— Start —

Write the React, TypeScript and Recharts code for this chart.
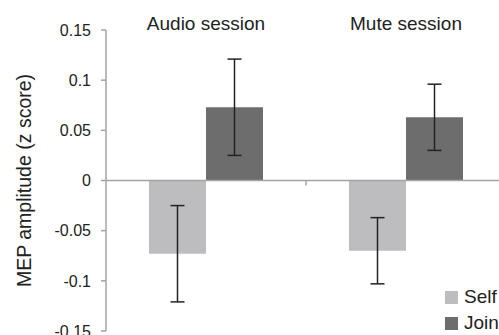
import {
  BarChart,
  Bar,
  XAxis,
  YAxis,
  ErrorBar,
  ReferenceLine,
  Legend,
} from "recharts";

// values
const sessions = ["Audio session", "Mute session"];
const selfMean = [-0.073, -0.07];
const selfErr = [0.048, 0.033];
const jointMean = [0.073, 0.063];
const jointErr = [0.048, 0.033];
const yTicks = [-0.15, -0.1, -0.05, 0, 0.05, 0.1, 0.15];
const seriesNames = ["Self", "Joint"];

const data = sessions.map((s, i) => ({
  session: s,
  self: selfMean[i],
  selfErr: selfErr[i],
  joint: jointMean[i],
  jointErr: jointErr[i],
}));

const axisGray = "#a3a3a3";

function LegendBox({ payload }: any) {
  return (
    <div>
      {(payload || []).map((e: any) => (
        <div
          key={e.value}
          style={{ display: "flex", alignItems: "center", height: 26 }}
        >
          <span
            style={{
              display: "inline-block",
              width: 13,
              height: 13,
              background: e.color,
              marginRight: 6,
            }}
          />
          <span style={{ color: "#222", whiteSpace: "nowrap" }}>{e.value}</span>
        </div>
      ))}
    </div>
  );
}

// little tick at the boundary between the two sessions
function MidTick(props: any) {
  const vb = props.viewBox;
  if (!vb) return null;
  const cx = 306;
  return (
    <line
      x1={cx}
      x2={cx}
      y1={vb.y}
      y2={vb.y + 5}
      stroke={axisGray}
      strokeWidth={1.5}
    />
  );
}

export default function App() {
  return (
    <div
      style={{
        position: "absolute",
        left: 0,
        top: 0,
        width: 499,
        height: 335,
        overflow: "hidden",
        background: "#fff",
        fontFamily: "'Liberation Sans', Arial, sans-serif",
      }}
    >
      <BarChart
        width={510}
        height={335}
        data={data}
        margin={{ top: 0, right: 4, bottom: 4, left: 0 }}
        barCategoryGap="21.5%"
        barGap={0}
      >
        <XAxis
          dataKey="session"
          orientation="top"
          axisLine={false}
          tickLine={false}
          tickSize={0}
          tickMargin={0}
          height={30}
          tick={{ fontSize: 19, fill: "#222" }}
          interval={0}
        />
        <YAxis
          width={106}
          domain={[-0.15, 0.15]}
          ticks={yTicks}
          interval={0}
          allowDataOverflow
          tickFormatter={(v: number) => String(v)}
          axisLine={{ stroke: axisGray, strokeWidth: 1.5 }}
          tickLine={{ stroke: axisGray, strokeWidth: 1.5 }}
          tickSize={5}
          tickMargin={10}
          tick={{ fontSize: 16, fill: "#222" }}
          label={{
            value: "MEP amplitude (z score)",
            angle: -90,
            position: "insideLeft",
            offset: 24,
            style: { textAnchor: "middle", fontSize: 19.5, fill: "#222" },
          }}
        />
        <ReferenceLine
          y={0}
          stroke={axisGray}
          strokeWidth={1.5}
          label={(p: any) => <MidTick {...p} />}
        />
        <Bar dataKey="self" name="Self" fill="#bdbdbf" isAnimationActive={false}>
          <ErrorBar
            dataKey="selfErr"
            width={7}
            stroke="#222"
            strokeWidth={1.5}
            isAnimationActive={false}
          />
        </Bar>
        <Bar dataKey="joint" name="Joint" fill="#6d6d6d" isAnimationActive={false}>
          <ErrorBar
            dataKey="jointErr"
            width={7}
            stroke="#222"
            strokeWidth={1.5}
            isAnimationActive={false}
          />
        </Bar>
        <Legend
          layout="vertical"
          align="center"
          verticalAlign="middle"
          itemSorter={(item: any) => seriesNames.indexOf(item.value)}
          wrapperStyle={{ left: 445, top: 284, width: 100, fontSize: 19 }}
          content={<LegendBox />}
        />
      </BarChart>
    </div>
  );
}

— End —

* _TASK DIRECTIONS_:
Reproduce the whole listing word for word, setting aside any pictures.

* _RESPONSE_:
Write the React, TypeScript and Recharts code for this chart.
import {
  BarChart,
  Bar,
  XAxis,
  YAxis,
  ErrorBar,
  ReferenceLine,
  Legend,
} from "recharts";

// values
const sessions = ["Audio session", "Mute session"];
const selfMean = [-0.073, -0.07];
const selfErr = [0.048, 0.033];
const jointMean = [0.073, 0.063];
const jointErr = [0.048, 0.033];
const yTicks = [-0.15, -0.1, -0.05, 0, 0.05, 0.1, 0.15];
const seriesNames = ["Self", "Joint"];

const data = sessions.map((s, i) => ({
  session: s,
  self: selfMean[i],
  selfErr: selfErr[i],
  joint: jointMean[i],
  jointErr: jointErr[i],
}));

const axisGray = "#a3a3a3";

function LegendBox({ payload }: any) {
  return (
    <div>
      {(payload || []).map((e: any) => (
        <div
          key={e.value}
          style={{ display: "flex", alignItems: "center", height: 26 }}
        >
          <span
            style={{
              display: "inline-block",
              width: 13,
              height: 13,
              background: e.color,
              marginRight: 6,
            }}
          />
          <span style={{ color: "#222", whiteSpace: "nowrap" }}>{e.value}</span>
        </div>
      ))}
    </div>
  );
}

// little tick at the boundary between the two sessions
function MidTick(props: any) {
  const vb = props.viewBox;
  if (!vb) return null;
  const cx = 306;
  return (
    <line
      x1={cx}
      x2={cx}
      y1={vb.y}
      y2={vb.y + 5}
      stroke={axisGray}
      strokeWidth={1.5}
    />
  );
}

export default function App() {
  return (
    <div
      style={{
        position: "absolute",
        left: 0,
        top: 0,
        width: 499,
        height: 335,
        overflow: "hidden",
        background: "#fff",
        fontFamily: "'Liberation Sans', Arial, sans-serif",
      }}
    >
      <BarChart
        width={510}
        height={335}
        data={data}
        margin={{ top: 0, right: 4, bottom: 4, left: 0 }}
        barCategoryGap="21.5%"
        barGap={0}
      >
        <XAxis
          dataKey="session"
          orientation="top"
          axisLine={false}
          tickLine={false}
          tickSize={0}
          tickMargin={0}
          height={30}
          tick={{ fontSize: 19, fill: "#222" }}
          interval={0}
        />
        <YAxis
          width={106}
          domain={[-0.15, 0.15]}
          ticks={yTicks}
          interval={0}
          allowDataOverflow
          tickFormatter={(v: number) => String(v)}
          axisLine={{ stroke: axisGray, strokeWidth: 1.5 }}
          tickLine={{ stroke: axisGray, strokeWidth: 1.5 }}
          tickSize={5}
          tickMargin={10}
          tick={{ fontSize: 16, fill: "#222" }}
          label={{
            value: "MEP amplitude (z score)",
            angle: -90,
            position: "insideLeft",
            offset: 24,
            style: { textAnchor: "middle", fontSize: 19.5, fill: "#222" },
          }}
        />
        <ReferenceLine
          y={0}
          stroke={axisGray}
          strokeWidth={1.5}
          label={(p: any) => <MidTick {...p} />}
        />
        <Bar dataKey="self" name="Self" fill="#bdbdbf" isAnimationActive={false}>
          <ErrorBar
            dataKey="selfErr"
            width={7}
            stroke="#222"
            strokeWidth={1.5}
            isAnimationActive={false}
          />
        </Bar>
        <Bar dataKey="joint" name="Joint" fill="#6d6d6d" isAnimationActive={false}>
          <ErrorBar
            dataKey="jointErr"
            width={7}
            stroke="#222"
            strokeWidth={1.5}
            isAnimationActive={false}
          />
        </Bar>
        <Legend
          layout="vertical"
          align="center"
          verticalAlign="middle"
          itemSorter={(item: any) => seriesNames.indexOf(item.value)}
          wrapperStyle={{ left: 445, top: 284, width: 100, fontSize: 19 }}
          content={<LegendBox />}
        />
      </BarChart>
    </div>
  );
}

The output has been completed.